Lion introduced a new feature called natural scrolling that's causing fits for some users. If you haven't upgraded you can test Lion's new scrolling behavior with a free app.
Written by Jason D. O'Grady, Contributor

Mac OS 10.7 Lion introduced a new feature called natural scrolling that's causing fits for some users upgrading from older versions of the Mac OS X. If you haven't upgraded to Apple's latest cat you can test the new "up is down" scrolling (without installing Lion) by installing a freeware app called Scrollvetica.

But I'll warn you: it's going to drive you nuts.

For years (decades?) we've been trained to drag a scrollbar down, to scroll down a page. Lion reverses this and requires you to scroll or drag up to see the lower portion of a page. It sounds counterintuitive at first, but it actually makes sense, especially when coming from a touch-based device. Lion does away with scroll bars in the Finder, Safari and elsewhere exposing them only while scrolling to provide a visual reference of your location in a particular document.

Because Lion doesn't rely on scroll bars, it doesn't make sense to scroll down to move a page down.

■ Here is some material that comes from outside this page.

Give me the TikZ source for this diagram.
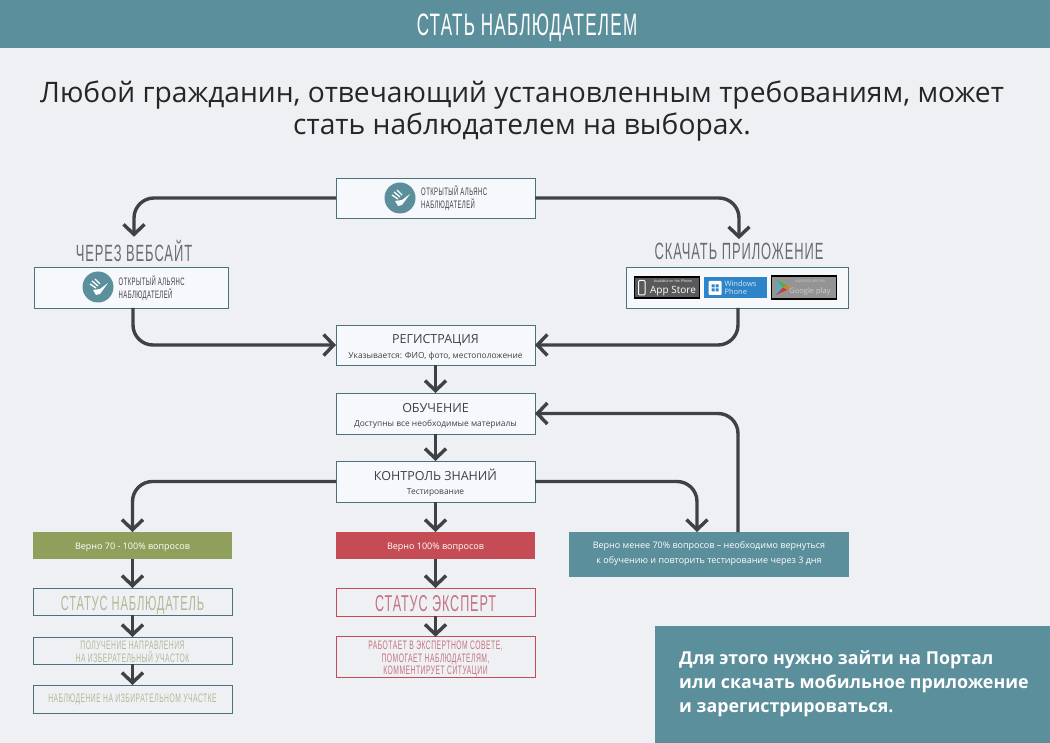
\documentclass[tikz,border=0pt]{standalone}
\usepackage{fontspec}
\setmainfont{Open Sans}
\newfontfamily\tallfont[FakeStretch=0.55,LetterSpace=4]{Liberation Sans}
\usepackage{xcolor}
\definecolor{pagegrey}{RGB}{239, 240, 244}
\definecolor{teal}{RGB}{91, 143, 155}
\definecolor{boxfill}{RGB}{246, 248, 251}
\definecolor{wire}{RGB}{63, 65, 68}
\definecolor{labelgrey}{RGB}{105, 108, 112}
\definecolor{olive}{RGB}{143, 160, 92}
\definecolor{oliveink}{RGB}{176, 186, 150}
\definecolor{crimson}{RGB}{197, 76, 84}
\definecolor{crimsonink}{RGB}{196, 116, 128}
\definecolor{winblue}{RGB}{45, 132, 200}
\usepackage{tikz}
\usetikzlibrary{arrows.meta,calc}
\tikzset{
  flowbox/.style = {draw = teal!80!black, line width = .8pt, fill = boxfill, minimum width = 199pt, minimum height = 40pt, inner sep = 0pt, outer sep = 0pt, align = center, text = wire},
  plainbox/.style = {flowbox, fill = none, minimum height = 27pt},
  colourbox/.style = {minimum width = 199pt, minimum height = 27pt, inner sep = 0pt, outer sep = 0pt, align = center, text = white, text height = 8pt, text depth = 1pt, font = \fontsize{9}{11}\selectfont},
  heading/.style = {font = \tallfont\fontsize{23.5}{25}\selectfont, text = labelgrey},
  allianceword/.style = {anchor = west, align = left, inner sep = 0pt, text = wire, font = \tallfont\fontsize{10.8}{13}\selectfont},
  flow/.style = {draw = wire, line width = 3.4pt, rounded corners = 20pt, -{Straight Barb[length = 10pt, width = 21pt, line width = 3.4pt]}},
  badge/.style = {minimum width = 63pt, minimum height = 21pt, inner sep = 0pt, outer sep = 0pt, align = center, text = white},
  logo/.pic = {
    \fill[teal] (0,0) circle (15.5);
    \fill[white] (-5,3) -- (-2,8) -- (2,7) -- (10,-4) -- (2,2) -- cycle;
    \draw[white, line width = 1.3pt] (-8,-3) -- (-2,1) (-6,-6) -- (0,-1) (-3,-8) -- (2,-3);
  }
}
\newcommand{\alliance}{ОТКРЫТЫЙ АЛЬЯНС\\НАБЛЮДАТЕЛЕЙ}
\newcommand{\twoline}[2]{{\fontsize{12.5}{16}\selectfont\rule{0pt}{14pt}#1}\\[2.5pt]{\fontsize{8.4}{11}\selectfont #2}}
\begin{document}
\begin{tikzpicture}[x = 1pt, y = -1pt]
\fill[pagegrey] (0,0) rectangle (1050,743);
\useasboundingbox (0,0) rectangle (1050,743);
\fill[teal] (0,0) rectangle (1050,48);
\node[text = white, font = \tallfont\fontsize{31}{33}\selectfont] (title) at (527,27.5) {СТАТЬ НАБЛЮДАТЕЛЕМ};
\node[align = center, text = black!85, font = \fontsize{28.2}{31.5}\selectfont] (lead) at (522,111) {Любой гражданин, отвечающий установленным требованиям, может\\стать наблюдателем на выборах.};
% Top row
\node[flowbox] (portal) at (435.5,198) {};
\pic at (400,198) {logo};
\node[allianceword] (portaltext) at (421,198.5) {\alliance};
\node[heading] (weblabel) at (134,251) {ЧЕРЕЗ ВЕБСАЙТ};
\node[heading] (applabel) at (739,251) {СКАЧАТЬ ПРИЛОЖЕНИЕ};
\node[flowbox, minimum width = 194pt, minimum height = 41pt] (web) at (131,287.5) {};
\pic at (98,287) {logo};
\node[allianceword] (webtext) at (118.5,288) {\alliance};
\node[flowbox, minimum width = 222pt, minimum height = 41pt] (app) at (737,287.5) {};
\coordinate (webout) at (133,308);
\coordinate (appout) at (738,308);
\node[badge, fill = black!65, draw = black, line width = 1.2pt, minimum width = 65pt] (appstore) at (667,287.5) {\hspace*{12pt}\fontsize{3.5}{4}\selectfont Available on the iPhone\\[-1pt]\hspace*{12pt}\fontsize{10}{10}\selectfont App Store};
\node[badge, fill = winblue, align = left, font = \fontsize{7.5}{8.5}\selectfont, text = white!80!winblue] (winphone) at (735.5,287.5) {\hspace*{10pt}Windows\\\hspace*{10pt}Phone};
\node[badge, fill = black!42, draw = black, line width = 1.5pt, minimum width = 65pt, minimum height = 23pt, text = white!80!black] (gplay) at (804,287.5) {\hspace*{12pt}\fontsize{3.5}{4}\selectfont ANDROID APP ON\\[-1pt]\hspace*{12pt}\fontsize{7.5}{8.5}\selectfont Google play};
% Badge icons
\draw[white, line width = 1pt, rounded corners = 1pt] (638.5,280.5) rectangle (645,295);
\fill[white, rounded corners = 1pt] (708.5,281) rectangle (721.5,295);
\fill[winblue] (711.5,284.5) rectangle (714.5,287.5) (715.5,284.5) rectangle (718.5,287.5) (711.5,288.5) rectangle (714.5,291.5) (715.5,288.5) rectangle (718.5,291.5);
\fill[cyan!50!gray] (776,280) -- (776,295) -- (783,287.5) -- cycle;
\fill[orange!70!gray] (783,287.5) -- (787,285) -- (790,287.5) -- (787,290) -- cycle;
\fill[red!50!gray] (776,295) -- (783,287.5) -- (787,290) -- cycle;
\fill[green!40!gray] (776,280) -- (783,287.5) -- (787,285) -- cycle;
% Middle column
\node[flowbox] (signup) at (435.5,345) {\twoline{РЕГИСТРАЦИЯ}{Указывается: ФИО, фото, местоположение}};
\node[flowbox, minimum height = 41pt] (course) at (435.5,413.5) {\twoline{ОБУЧЕНИЕ}{Доступны все необходимые материалы}};
\node[flowbox, minimum height = 41pt] (exam) at (435.5,481.5) {\twoline{КОНТРОЛЬ ЗНАНИЙ}{Тестирование}};
% Results
\node[colourbox, fill = olive] (passed) at (132.5,545.5) {Верно 70 - 100\% вопросов};
\node[colourbox, fill = crimson] (perfect) at (435.5,545.5) {Верно 100\% вопросов};
\node[colourbox, fill = teal, minimum width = 280pt, minimum height = 45pt, text height = {}, text depth = {}, font = \fontsize{9}{15}\selectfont] (failed) at (709,554) {Верно менее 70\% вопросов – необходимо вернуться\\к обучению и повторить тестирование через 3 дня};
\coordinate (failedin) at (697,532);
\coordinate (failedout) at (738,532);
% Observer
\node[plainbox, text = oliveink, text depth = 0pt, font = \tallfont\fontsize{20.4}{22}\selectfont] (observer) at (132.5,601.5) {\rule{0pt}{17pt}СТАТУС НАБЛЮДАТЕЛЬ};
\node[plainbox, text = oliveink, font = \tallfont\fontsize{12.3}{13}\selectfont] (referral) at (132.5,650.5) {\rule{0pt}{12pt}ПОЛУЧЕНИЕ НАПРАВЛЕНИЯ\\НА ИЗБЕРАТЕЛЬНЫЙ УЧАСТОК};
\node[plainbox, minimum height = 28pt, text = oliveink, font = \tallfont\fontsize{12.3}{12.5}\selectfont] (watch) at (132.5,699) {НАБЛЮДЕНИЕ НА ИЗБИРАТЕЛЬНОМ УЧАСТКЕ};
% Expert
\node[plainbox, draw = crimson, minimum height = 28pt, text = crimsonink, font = \tallfont\fontsize{22.9}{24}\selectfont] (expert) at (435.5,602) {\rule{0pt}{19pt}СТАТУС ЭКСПЕРТ};
\node[plainbox, draw = crimson, minimum height = 40pt, text = crimsonink, font = \tallfont\fontsize{12.3}{12.5}\selectfont] (council) at (435.5,657) {\rule{0pt}{13pt}РАБОТАЕТ В ЭКСПЕРТНОМ СОВЕТЕ,\\ПОМОГАЕТ НАБЛЮДАТЕЛЯМ,\\КОММЕНТИРУЕТ СИТУАЦИИ};
% Note
\node[anchor = north west, fill = teal, minimum width = 395pt, minimum height = 117pt, inner sep = 0pt, outer sep = 0pt] (note) at (655,626) {};
\node[anchor = west, align = left, inner sep = 0pt, text = white, font = \fontsize{17.8}{24}\selectfont\bfseries] (notetext) at (679,684) {Для этого нужно зайти на Портал\\или скачать мобильное приложение\\и зарегистрироваться.};
% Connectors
\draw[flow] (portal.west) -| (weblabel.north);
\draw[flow] (portal.east) -| (applabel.north);
\draw[flow] (webout) |- (signup.west);
\draw[flow] (appout) |- (signup.east);
\draw[flow] (signup) -- (course);
\draw[flow] (course) -- (exam);
\draw[flow] (exam.west) -| (passed.north);
\draw[flow] (exam.south) -- (perfect.north);
\draw[flow] (exam.east) -| (failedin);
\draw[flow] (failedout) |- (course.east);
\draw[flow] (passed) -- (observer);
\draw[flow] (observer) -- (referral);
\draw[flow] (referral) -- (watch);
\draw[flow] (perfect) -- (expert);
\draw[flow] (expert) -- (council);
\end{tikzpicture}
\end{document}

Your hand would move down as the content moves up -- exactly backwards with the real world. Lion's natural scrolling is comparable to grabbing a document and pushing (or flicking) it up to see the lower portion of a page - just like you do on the iPad.

Much has be written about the iPadification of the Mac OS and it's now a fact of life that major portions of the iOS (launchpad, full-screen apps, gestures, etc.) have leapt into Lion with both feet. It's time to embrace change and adopt Lion's new scrolling behavior or risk getting left behind, or at least not being able to scroll for a while.

Enter Scrollvetica, which inverts all scrolling events on Snow Leopard, mimicking Lion's new natural scrolling features (and iOS by extension), without installing Lion.

If you spend part of your time living in the future, with default Magic Mouse and Magic Trackpad settings, you may find it difficult to switch between the future and the present and maintain any sort of input device sanity.

I use Lion on my MacBook Air 11 but I have yet to install it on my production MacBook Pro 15 because Verizon's 4G/LTE drivers haven't been updated for Lion (grrr). When I switch between my Macs the whole natural versus reverse scrolling thing drives me nuts.

Sure, I could simply uncheck natural scrolling in Lion, but it feels like I'm just putting off the inevitable.

What do you think of Lion's new natural scrolling? Will you switch?